2. The method of claim 1, wherein depthing tools ensure geometric consistency between the 3D model and the 2D source image.

3. The method of claim 2, wherein the manner in which depthing tools ensure geometric consistency between the 3D model and the 2D source image comprises scaling the x and y positions of each vertex such that its resulting position lies on the line containing its original position and the camera origin.

4. The method of claim 1, wherein the extraction tools allow the user to select various regions of the image using a pointing device and virtual paint brush.

5. The method of claim 1, wherein the extraction tools allow the user to select various regions of the image using object recognition techniques.

6. The method of claim 1, wherein the area from which an extraction region of pixels was removed is automatically replaced with a pattern generated based on the pixel colors of the region adjacent to the extraction region.

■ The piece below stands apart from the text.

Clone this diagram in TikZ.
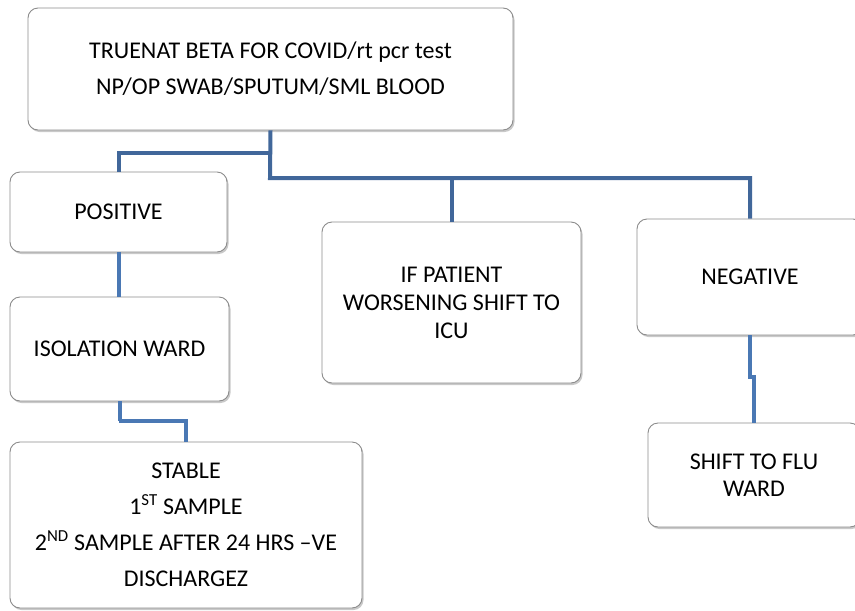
\documentclass[tikz,border=0pt]{standalone}
\usepackage{fontspec}
\setmainfont{Carlito}
\usetikzlibrary{shadows}
\definecolor{boxline}{HTML}{8C8C8C}
\definecolor{linkdark}{HTML}{41679A}
\definecolor{linklight}{HTML}{4A78B4}
\tikzset{
  flowbox/.style={draw=boxline, line width=0.9pt, fill=white, rounded corners=10pt,
    align=center, inner sep=0pt,
    drop shadow={shadow xshift=1.5pt, shadow yshift=-2pt, opacity=0.35, fill=black!60},
    font=\fontsize{24}{28}\selectfont},
  widelines/.style={font=\fontsize{24}{36}\selectfont},
  narrowlines/.style={font=\fontsize{24}{26.5}\selectfont},
  linkA/.style={draw=linkdark, line width=4pt},
  linkB/.style={draw=linklight, line width=4pt},
}
\begin{document}
\begin{tikzpicture}[x=1pt,y=-1pt]
\path[use as bounding box, fill=white] (0,0) rectangle (855,611);
\clip (0,0) rectangle (855,611);
% nodes
\node[flowbox, widelines, minimum width=485, minimum height=122] (top) at (270.5,69)
  {TRUENAT BETA FOR COVID/rt pcr test\\NP/OP SWAB/SPUTUM/SML BLOOD};
\node[flowbox, minimum width=217, minimum height=80] (pos) at (118.5,212) {POSITIVE};
\node[flowbox, minimum width=219, minimum height=104] (iso) at (119.5,349) {ISOLATION WARD};
\node[flowbox, widelines, minimum width=352, minimum height=166] (stable) at (186,525)
  {STABLE\\1\textsuperscript{ST} SAMPLE\\2\textsuperscript{ND} SAMPLE AFTER 24 HRS –VE\\DISCHARGEZ};
\node[flowbox, minimum width=259, minimum height=161] (ifp) at (451.5,302.5)
  {IF PATIENT\\WORSENING SHIFT TO\\ICU};
\node[flowbox, minimum width=226, minimum height=116] (neg) at (750,277) {NEGATIVE};
\node[flowbox, narrowlines, minimum width=212, minimum height=104] (flu) at (754,475) {SHIFT TO FLU\\WARD};
% bus coordinates
\coordinate (b1) at (270,153);
\coordinate (b2) at (270,178);
\coordinate (c1) at (119,421);
\coordinate (j1) at (750,377);
% connectors
\draw[linkA] (top.south) -- (b2) -| (neg.north);
\draw[linkA] (b1) -| (pos.north);
\draw[linkA] (ifp.north) -- (ifp.north |- b2);
\draw[linkB] (pos.south) -- (pos.south |- iso.north);
\draw[linkB] (iso.south) |- (c1) -| (stable.north);
\draw[linkB] (neg.south) -- (j1) -| (flu.north);
\end{tikzpicture}
\end{document}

7. The method of claim 1, wherein the area from which an extraction region of pixels was removed is made transparent.

8. The method of claim 1, wherein the depthing tools allow the user to change the depth of one or more vertices in a layer by the same amount, calculated based on a user-specified delta value.

9. The method of claim 1, wherein the depthing tools allow the user to change the depth of one or more vertices in a layer by different amounts, calculated based on their positions relative to a plurality of user-specified pivot points and also based on a user-specified delta value.

10. The method of claim 1, wherein the depthing tools allow the user to change the depth of one or more vertices in a layer by different amounts, calculated based on their positions relative to a user-specified stretch brush and also based on a user-specified delta value.

11. A method of recreating a 3D model which was previously created from a 2D source image, comprising:

obtaining the 2D source image,

obtaining a data file containing the 3D model information,

recreating the layers of the model in order.